Expecting a baby and planning maternity or parental leave is an exciting time, but it is also important to consider the financial impact that a new arrival can bring. As the cost of living crisis continues, it is now more important than ever that new parents understand how their finances will be affected and what actions they can take.
WEALTH at work, a leading financial wellbeing and retirement specialist, highlights some top tips to help new parents stay in control of their finances:
1. Budget Planning
Employees taking maternity or parental leave should be aware that their income and expenses are set to change, it is therefore important that they take stock of their finances and revise their budget. It is imperative that they do not put this off until after the baby is born, as understanding their income and outgoings each month will help them understand what they can afford.
Firstly, employees should calculate all possible sources of income. These could include any maternity or paternity pay they are expecting, their partner’s income, any benefits they will receive and any other sources of income that may apply to them. Next, they should obtain bank statements and credit card bills to find a full list of expenses and include any debt repayments they will be making. If they have any money left over after they have paid for everything they have a ‘budget surplus’. If spending more money than they’ve got coming in, they have a ‘budget deficit’. For those individuals who have a deficit, it could be a good idea for them to look at their spending and find any areas where they can cut back. If they have a surplus they should consider saving these funds or ensure any debt-incurring interest is paid off.

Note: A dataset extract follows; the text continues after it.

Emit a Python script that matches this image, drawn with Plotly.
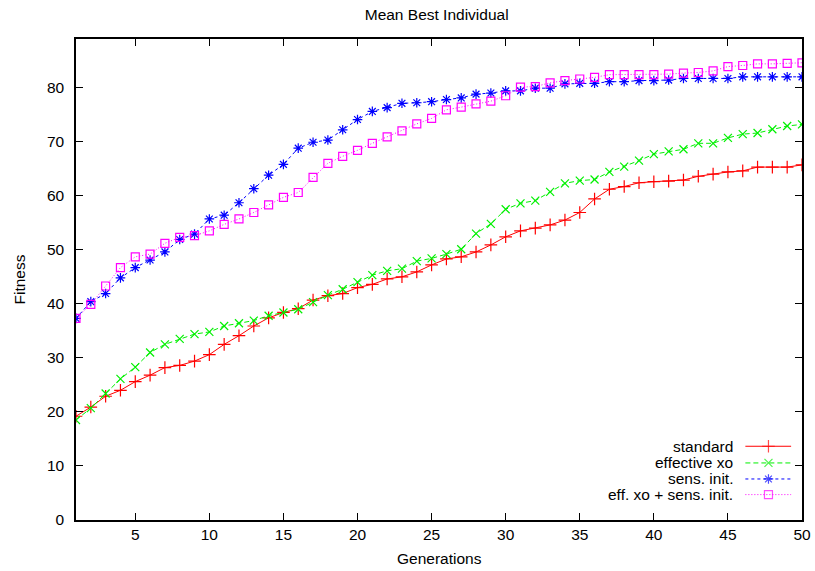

Statutory maternity pay (SMP) is 90% of an employees average weekly earnings (before tax) for the first 6 weeks and £156.66 or 90% of their average weekly earnings (whichever is lower) for the following 33 weeks. It is paid in the same way as their wages (e.g. monthly or weekly) and Tax and National Insurance is deducted. Employees are eligible if they earn on average at least £120 a week, give the correct notice, give proof they are pregnant and have worked for their employer continuously for at least 26 weeks continuing into the ‘qualifying week’ – the 15th week before the expected week of childbirth. Many companies offer enhanced maternity pay, so staff should speak to their employer to find out what is available.
2. Plan for one off expenses
After planning a monthly budget, employees should start to plan how they will pay for one off expenses. A new cot can cost anywhere between £70 – £1000, whilst the average cost is £130. The average cost of a new pushchair is £340, however, these can cost over £2,000. The average cost of a car seat is £120, although these can cost up to £500.
To save costs they could find out if family and friends would let them buy or borrow any items? Employees should consider if they have savings to use for these one-off expenses, or will they be able to pay for them from their income? According to Liverpool Victoria, the average cost of raising a child in the first year is £11,498, therefore it’s important to plan ahead. Money Helper has a Baby Cost Calculator to help you find out how much you might need to cover your baby’s expenses.